His eyes lit up and he began to sketch out his vision, tracing shapes in the air with his finger. Landscaping over here. Lights over there. Awnings. A cafe – or maybe a laundromat. “It’s definitely a site for commercial development,” he said at a second meeting yesterday. “I’m looking at doing office space, if possible, with the potential of individual apartments.”
He is mulling over a combination of ground-floor retail, live-work artist lofts and student rental units due to the building’s proximity to the El – it literally butts up against the tracks at the York-Dauphin station.
“We’re talking probably about a year, a year and a half from takeover to finished project,” he said. “For the cleanup, I’ll have a presence here every day fixing things because right now, it’s a mess. But the feasibility is here. The parking is here. It’s a heavily residential area. It’s close to transportation.”
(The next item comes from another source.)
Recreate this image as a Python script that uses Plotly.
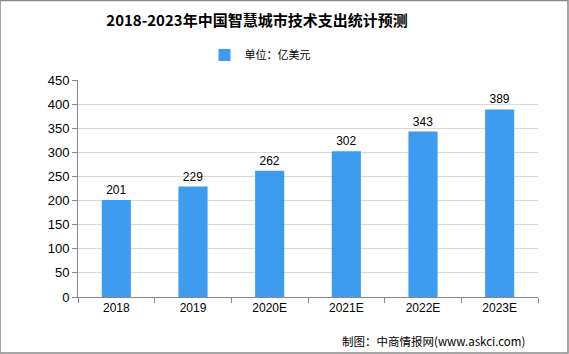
import plotly.graph_objects as go

categories = ["2018", "2019", "2020E", "2021E", "2022E", "2023E"]
values = [201, 229, 262, 302, 343, 389]
series_name = "单位：亿美元"
title = "2018-2023年中国智慧城市技术支出统计预测"
source = "制图：中商情报网(www.askci.com)"

W, H = 569, 354
fig = go.Figure()
fig.add_trace(go.Bar(
    x=categories, y=values, name=series_name,
    marker=dict(color="#3d9cf0", line=dict(width=0)),
    text=[str(v) for v in values], textposition="outside",
    textfont=dict(size=12, color="#000000", family="Liberation Sans, Noto Sans CJK SC"),
    cliponaxis=False, showlegend=True,
))
fig.update_layout(
    width=W, height=H,
    margin=dict(l=78, r=31, t=80, b=57, autoexpand=False),
    paper_bgcolor="white", plot_bgcolor="white",
    bargap=0.62,
    font=dict(family="Liberation Sans, Noto Sans CJK SC", size=12, color="#000"),
    title=dict(text="<b>" + title + "</b>", xref="container", x=257 / W, xanchor="center",
               yref="container", y=1 - 21 / H, yanchor="middle",
               font=dict(size=15, family="Noto Sans CJK SC", color="#000")),
    legend=dict(orientation="h", xref="container", x=260 / W, xanchor="center",
                yref="container", y=1 - 55 / H, yanchor="middle",
                font=dict(size=11, family="Noto Sans CJK SC"), itemwidth=30, bgcolor="rgba(0,0,0,0)"),
    xaxis=dict(showline=True, linecolor="#888", linewidth=1, ticks="outside", tickson="boundaries",
               ticklen=5, tickcolor="#888", showgrid=False, tickfont=dict(size=12)),
    yaxis=dict(range=[0, 450], dtick=50, showline=True, linecolor="#888", linewidth=1, ticks="outside",
               ticklen=5, tickcolor="#888", gridcolor="#d9d9d9", gridwidth=1, tickfont=dict(size=13),
               zeroline=False),
    shapes=[dict(type="rect", xref="paper", yref="paper", x0=-78 / 460, x1=1 + 30 / 460,
                 y0=-56 / 217, y1=1 + 79.5 / 217, line=dict(color="#888", width=1.5), fillcolor="rgba(0,0,0,0)")],
    annotations=[dict(text=source, xref="paper", yref="paper", x=1 - 11 / 460, xanchor="right",
                      y=-44 / 217, yanchor="middle", showarrow=False,
                      font=dict(size=11.5, family="Noto Sans CJK SC", color="#000"))],
)
fig.write_html("out.html")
He said the exact timeframe will be determined by funding. Ideally, renovation will be funded by a $1 to $2 million lump sum loan, grant, investment or some combination thereof. But if the money is slow to roll in, the timeline may stretch as restoration could occur in phases, with each improvement increasing the building’s value and leveraging more funding. “One week, you buy a brick. The next, a can of paint,” Munoz said. “Eventually, you’ll build it. But the goal, for me, is one lump sum and done.”
He said the businesses now renting space on the building’s bottom floor – taqueria Mi Guarapo Deli Market and Helene’s Check Cashing – will remain, while currently-neglected space for a third retail tenant will be cleaned up and shopped around. Work on the facade is already underway – one wall where the bricks were coming loose is now spackled over with fresh cement and much of the sidewalk trash has been swept up.
“It’s going to be exciting. It’s really going to make a big difference,” Munoz said. “I can see that it’s going to be a ‘wow.’ It’s funny how you walk past the street corner [where the property is currently occupied by storefronts] and it’s like, ‘Ooh, that’s nice.’ Can you imagine? The whole block’s going to look like that.”
As the project is still in its planning stages, Munoz is taking suggestions. “I’m coming in with an open heart,” he cracked a wide grin. “I can’t wait – it’s going to be a beautiful site.”
By the numbers
The building is 32,930 square feet.
Waisbord sat on the property for 15 years and did virtually nothing to develop it.
$500,000 was the ballpark purchase price.
Munoz estimates it will cost $100,000 to restore the building’s facade, giving it curb appeal.